→ **What the exercise asks**
Your task is to retype the lines between the line with "Generate a Python" and the line with "1-352/433, (657-98)/671, (352-24)/433])", inclusive. Copy no pictures and no other lines.

→ **Exercise input**
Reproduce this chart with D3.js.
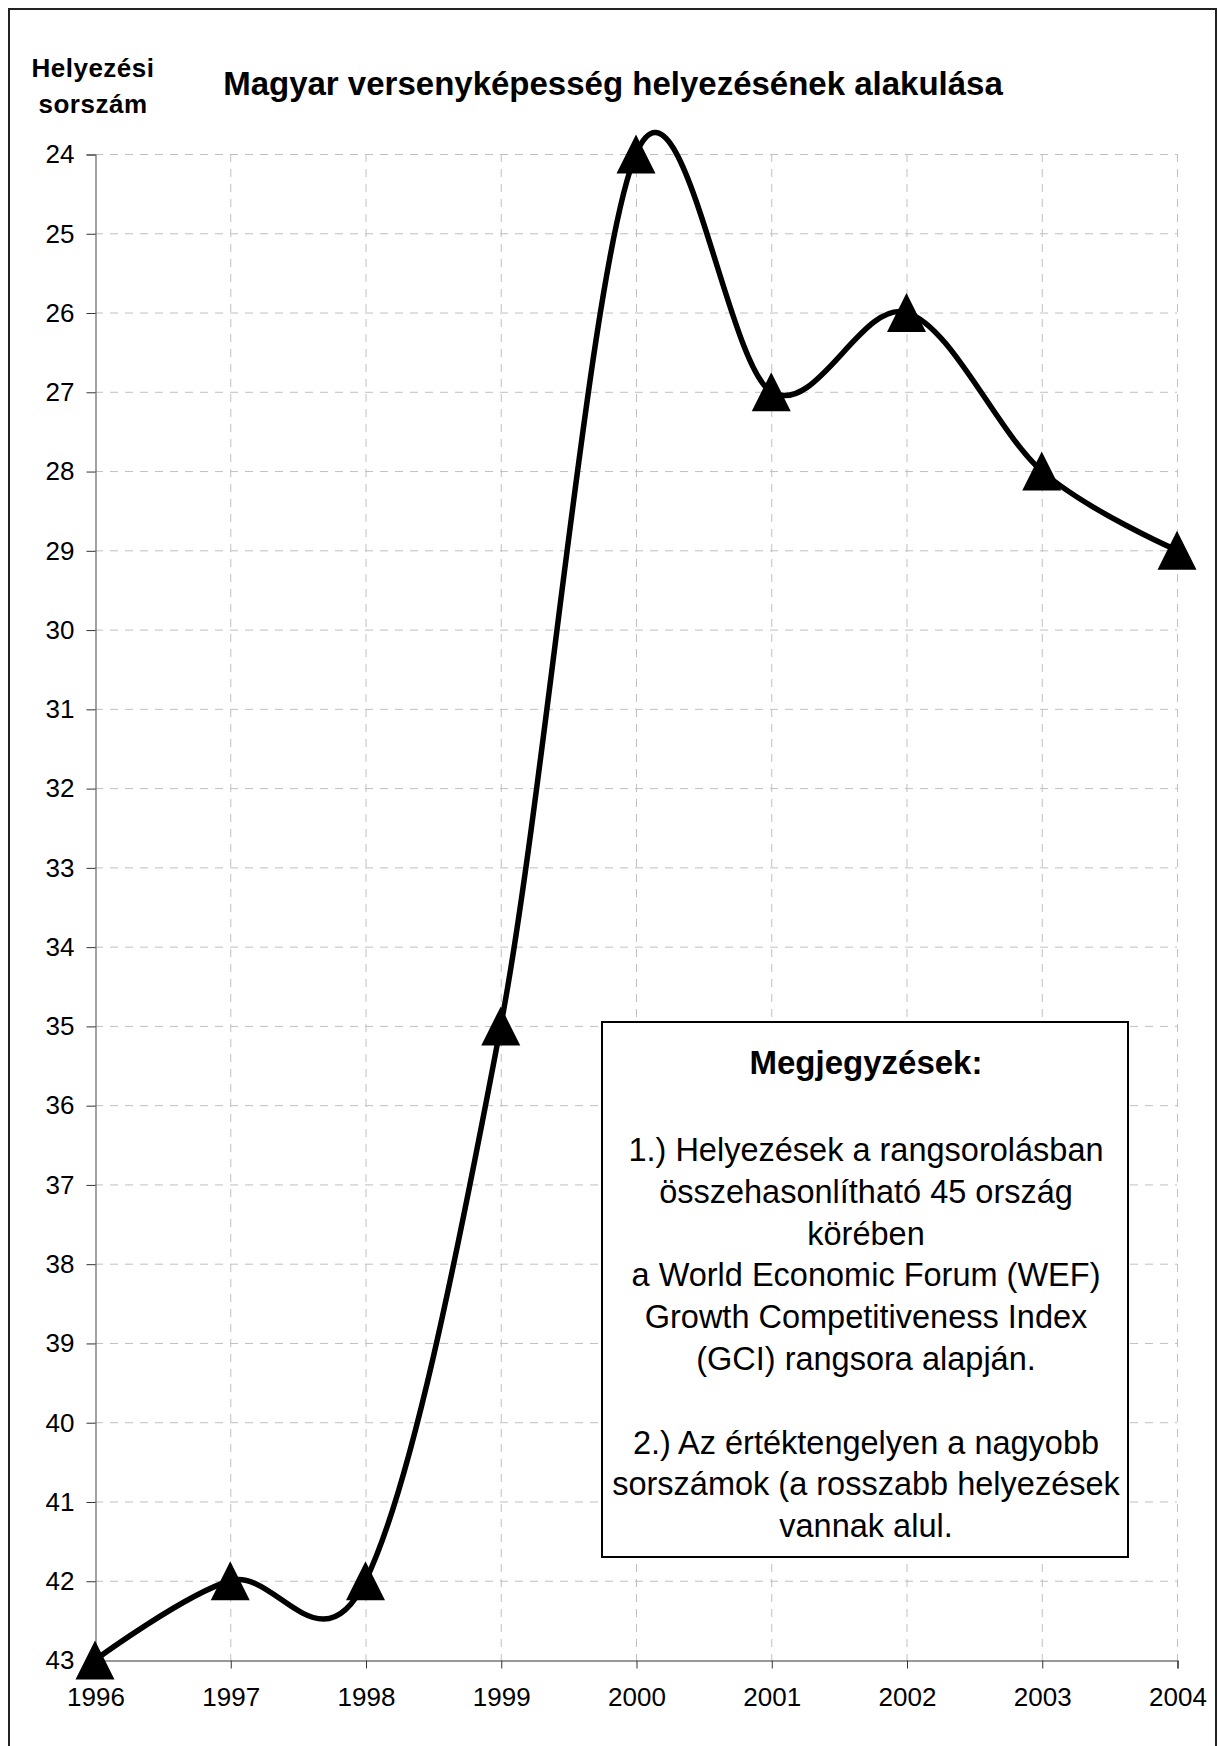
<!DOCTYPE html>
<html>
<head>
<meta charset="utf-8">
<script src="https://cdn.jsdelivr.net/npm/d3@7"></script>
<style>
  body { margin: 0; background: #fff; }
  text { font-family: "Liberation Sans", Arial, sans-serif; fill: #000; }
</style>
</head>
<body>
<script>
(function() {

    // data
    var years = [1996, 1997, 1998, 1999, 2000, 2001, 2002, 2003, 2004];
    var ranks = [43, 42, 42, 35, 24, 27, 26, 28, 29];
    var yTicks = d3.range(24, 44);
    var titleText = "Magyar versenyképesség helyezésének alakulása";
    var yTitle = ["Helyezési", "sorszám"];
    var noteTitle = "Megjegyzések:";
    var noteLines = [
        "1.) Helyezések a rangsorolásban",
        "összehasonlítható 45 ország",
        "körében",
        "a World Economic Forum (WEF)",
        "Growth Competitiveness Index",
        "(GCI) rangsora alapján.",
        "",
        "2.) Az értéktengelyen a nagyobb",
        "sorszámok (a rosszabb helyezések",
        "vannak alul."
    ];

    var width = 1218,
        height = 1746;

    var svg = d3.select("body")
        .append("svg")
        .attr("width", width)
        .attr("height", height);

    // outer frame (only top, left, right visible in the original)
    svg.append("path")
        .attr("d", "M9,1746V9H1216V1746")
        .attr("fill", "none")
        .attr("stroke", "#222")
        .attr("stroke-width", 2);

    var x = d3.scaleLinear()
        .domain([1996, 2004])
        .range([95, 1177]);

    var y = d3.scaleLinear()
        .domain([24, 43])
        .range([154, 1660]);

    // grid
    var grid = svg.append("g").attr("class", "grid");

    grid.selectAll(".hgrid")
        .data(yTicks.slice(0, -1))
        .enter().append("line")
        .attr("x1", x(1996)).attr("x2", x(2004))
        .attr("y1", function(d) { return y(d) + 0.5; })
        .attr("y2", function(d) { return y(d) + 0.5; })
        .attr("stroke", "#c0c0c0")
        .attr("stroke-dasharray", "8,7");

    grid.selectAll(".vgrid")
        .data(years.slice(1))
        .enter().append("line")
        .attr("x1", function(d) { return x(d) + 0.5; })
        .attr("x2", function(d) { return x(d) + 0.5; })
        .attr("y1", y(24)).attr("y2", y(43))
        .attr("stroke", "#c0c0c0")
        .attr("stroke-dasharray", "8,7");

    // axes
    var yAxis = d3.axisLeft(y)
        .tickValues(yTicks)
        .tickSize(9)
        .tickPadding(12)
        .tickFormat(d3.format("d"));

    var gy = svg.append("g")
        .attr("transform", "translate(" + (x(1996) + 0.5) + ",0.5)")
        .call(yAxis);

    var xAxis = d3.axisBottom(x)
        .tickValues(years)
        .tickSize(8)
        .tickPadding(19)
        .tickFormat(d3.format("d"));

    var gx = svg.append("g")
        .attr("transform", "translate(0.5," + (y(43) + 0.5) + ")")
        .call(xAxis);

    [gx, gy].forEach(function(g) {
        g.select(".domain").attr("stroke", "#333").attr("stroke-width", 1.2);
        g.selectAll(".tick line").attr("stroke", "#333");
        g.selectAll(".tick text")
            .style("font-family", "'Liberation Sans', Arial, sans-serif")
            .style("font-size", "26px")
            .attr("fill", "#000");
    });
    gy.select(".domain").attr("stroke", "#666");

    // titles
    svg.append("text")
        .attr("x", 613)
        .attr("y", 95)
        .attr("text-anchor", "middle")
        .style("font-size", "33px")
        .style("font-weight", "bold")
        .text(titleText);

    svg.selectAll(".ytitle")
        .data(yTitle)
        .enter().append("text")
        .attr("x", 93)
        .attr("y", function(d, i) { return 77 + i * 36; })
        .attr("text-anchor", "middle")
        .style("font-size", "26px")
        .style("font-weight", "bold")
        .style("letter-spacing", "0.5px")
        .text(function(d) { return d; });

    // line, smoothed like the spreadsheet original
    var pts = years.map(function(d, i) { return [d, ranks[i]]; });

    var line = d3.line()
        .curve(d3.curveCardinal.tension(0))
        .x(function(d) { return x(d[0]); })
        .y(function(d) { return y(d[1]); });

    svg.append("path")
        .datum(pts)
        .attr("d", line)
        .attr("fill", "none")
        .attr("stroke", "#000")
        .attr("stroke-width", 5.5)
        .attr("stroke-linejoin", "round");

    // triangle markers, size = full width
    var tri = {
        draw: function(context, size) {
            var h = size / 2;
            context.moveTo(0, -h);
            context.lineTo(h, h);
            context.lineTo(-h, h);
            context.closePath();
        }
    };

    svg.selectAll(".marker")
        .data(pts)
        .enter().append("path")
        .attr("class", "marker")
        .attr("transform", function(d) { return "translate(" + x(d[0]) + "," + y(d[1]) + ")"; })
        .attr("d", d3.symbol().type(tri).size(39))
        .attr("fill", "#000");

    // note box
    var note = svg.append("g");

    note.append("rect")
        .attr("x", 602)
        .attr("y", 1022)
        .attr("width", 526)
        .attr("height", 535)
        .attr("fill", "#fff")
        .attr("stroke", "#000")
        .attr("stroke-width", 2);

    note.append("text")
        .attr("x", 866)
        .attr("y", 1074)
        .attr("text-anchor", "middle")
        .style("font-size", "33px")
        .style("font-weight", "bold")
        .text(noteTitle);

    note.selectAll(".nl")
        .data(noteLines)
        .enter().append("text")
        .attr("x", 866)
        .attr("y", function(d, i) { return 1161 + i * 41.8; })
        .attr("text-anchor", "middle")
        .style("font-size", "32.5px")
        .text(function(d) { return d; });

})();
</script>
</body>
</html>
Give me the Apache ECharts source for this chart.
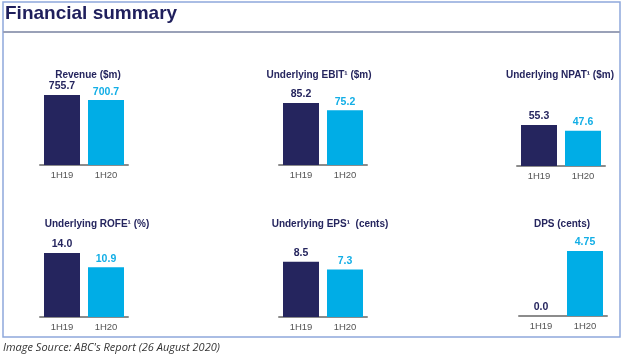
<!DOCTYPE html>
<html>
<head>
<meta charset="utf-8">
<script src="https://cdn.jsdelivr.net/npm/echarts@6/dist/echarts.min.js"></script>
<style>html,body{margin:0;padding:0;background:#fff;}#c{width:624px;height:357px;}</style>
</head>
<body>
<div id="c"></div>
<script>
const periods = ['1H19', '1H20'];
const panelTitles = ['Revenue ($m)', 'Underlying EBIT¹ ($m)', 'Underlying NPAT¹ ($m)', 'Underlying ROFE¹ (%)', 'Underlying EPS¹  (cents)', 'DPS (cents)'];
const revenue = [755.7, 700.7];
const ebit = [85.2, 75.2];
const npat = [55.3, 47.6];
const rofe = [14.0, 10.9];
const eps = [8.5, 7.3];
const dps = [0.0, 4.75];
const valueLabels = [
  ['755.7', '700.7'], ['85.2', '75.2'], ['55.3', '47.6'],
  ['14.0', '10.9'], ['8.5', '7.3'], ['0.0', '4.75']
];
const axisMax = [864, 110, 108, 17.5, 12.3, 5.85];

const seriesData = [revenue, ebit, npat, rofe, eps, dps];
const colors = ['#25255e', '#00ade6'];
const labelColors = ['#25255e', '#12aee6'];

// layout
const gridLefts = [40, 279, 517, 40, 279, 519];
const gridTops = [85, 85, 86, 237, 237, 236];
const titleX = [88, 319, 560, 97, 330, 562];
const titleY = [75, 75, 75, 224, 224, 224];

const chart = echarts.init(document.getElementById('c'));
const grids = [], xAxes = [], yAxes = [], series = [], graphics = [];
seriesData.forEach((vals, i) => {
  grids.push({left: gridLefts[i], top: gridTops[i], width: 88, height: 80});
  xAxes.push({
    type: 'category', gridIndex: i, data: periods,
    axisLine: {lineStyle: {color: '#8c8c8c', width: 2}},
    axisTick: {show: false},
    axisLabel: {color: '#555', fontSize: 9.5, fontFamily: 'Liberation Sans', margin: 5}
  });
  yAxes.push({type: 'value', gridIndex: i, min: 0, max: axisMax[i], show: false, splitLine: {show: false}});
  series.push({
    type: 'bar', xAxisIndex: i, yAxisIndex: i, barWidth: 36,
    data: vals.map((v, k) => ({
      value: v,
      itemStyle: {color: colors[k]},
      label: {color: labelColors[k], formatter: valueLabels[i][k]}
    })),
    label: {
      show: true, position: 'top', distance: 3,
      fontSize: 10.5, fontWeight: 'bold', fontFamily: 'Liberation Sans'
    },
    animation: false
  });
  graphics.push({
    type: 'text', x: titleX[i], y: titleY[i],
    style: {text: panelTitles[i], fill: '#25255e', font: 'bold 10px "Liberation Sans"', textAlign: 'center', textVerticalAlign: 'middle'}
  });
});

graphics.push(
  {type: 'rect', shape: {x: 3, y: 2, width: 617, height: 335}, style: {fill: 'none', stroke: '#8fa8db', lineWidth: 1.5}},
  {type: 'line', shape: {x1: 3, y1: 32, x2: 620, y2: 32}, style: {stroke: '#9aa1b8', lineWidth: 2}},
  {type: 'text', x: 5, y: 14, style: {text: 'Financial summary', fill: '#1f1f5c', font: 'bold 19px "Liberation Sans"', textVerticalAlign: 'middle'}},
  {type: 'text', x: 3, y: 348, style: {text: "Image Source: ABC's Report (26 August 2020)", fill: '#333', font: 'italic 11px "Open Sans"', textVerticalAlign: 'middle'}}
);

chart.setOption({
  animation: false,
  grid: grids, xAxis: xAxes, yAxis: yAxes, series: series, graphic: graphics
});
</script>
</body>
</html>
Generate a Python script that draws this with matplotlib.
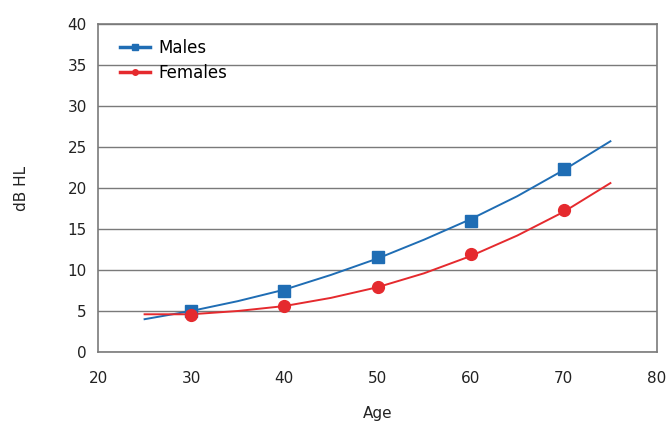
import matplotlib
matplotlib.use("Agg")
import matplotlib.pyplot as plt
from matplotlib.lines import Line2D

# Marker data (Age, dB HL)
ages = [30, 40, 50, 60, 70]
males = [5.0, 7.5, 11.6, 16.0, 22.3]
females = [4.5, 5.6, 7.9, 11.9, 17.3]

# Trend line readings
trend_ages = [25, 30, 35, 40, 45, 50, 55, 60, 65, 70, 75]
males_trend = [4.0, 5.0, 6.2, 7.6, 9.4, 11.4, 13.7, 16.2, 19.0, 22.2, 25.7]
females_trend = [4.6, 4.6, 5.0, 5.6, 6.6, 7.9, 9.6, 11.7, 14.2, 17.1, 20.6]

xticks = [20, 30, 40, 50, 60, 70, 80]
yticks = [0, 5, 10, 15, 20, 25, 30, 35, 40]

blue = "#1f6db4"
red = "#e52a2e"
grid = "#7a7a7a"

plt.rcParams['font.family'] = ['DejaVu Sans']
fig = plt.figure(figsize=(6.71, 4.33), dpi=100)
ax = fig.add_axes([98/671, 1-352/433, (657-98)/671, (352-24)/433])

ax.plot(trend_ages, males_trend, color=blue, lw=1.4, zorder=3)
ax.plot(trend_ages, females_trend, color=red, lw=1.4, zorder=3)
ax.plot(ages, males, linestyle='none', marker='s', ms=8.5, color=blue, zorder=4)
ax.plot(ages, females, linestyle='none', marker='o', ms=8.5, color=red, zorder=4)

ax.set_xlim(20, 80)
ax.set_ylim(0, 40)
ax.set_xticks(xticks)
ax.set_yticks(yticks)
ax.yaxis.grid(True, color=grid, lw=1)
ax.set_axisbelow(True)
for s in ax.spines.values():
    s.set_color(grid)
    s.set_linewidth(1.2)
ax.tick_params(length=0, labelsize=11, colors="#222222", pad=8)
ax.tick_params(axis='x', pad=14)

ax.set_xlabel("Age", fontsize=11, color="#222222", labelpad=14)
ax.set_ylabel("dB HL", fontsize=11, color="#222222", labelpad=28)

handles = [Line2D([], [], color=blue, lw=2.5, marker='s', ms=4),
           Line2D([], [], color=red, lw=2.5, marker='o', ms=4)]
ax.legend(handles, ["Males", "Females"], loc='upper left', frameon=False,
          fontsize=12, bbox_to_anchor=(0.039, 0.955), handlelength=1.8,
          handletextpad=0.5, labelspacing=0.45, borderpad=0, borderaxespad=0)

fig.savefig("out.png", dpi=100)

→ **Solution to the problem**
Generate a Python script that draws this with matplotlib.
import matplotlib
matplotlib.use("Agg")
import matplotlib.pyplot as plt
from matplotlib.lines import Line2D

# Marker data (Age, dB HL)
ages = [30, 40, 50, 60, 70]
males = [5.0, 7.5, 11.6, 16.0, 22.3]
females = [4.5, 5.6, 7.9, 11.9, 17.3]

# Trend line readings
trend_ages = [25, 30, 35, 40, 45, 50, 55, 60, 65, 70, 75]
males_trend = [4.0, 5.0, 6.2, 7.6, 9.4, 11.4, 13.7, 16.2, 19.0, 22.2, 25.7]
females_trend = [4.6, 4.6, 5.0, 5.6, 6.6, 7.9, 9.6, 11.7, 14.2, 17.1, 20.6]

xticks = [20, 30, 40, 50, 60, 70, 80]
yticks = [0, 5, 10, 15, 20, 25, 30, 35, 40]

blue = "#1f6db4"
red = "#e52a2e"
grid = "#7a7a7a"

plt.rcParams['font.family'] = ['DejaVu Sans']
fig = plt.figure(figsize=(6.71, 4.33), dpi=100)
ax = fig.add_axes([98/671, 1-352/433, (657-98)/671, (352-24)/433])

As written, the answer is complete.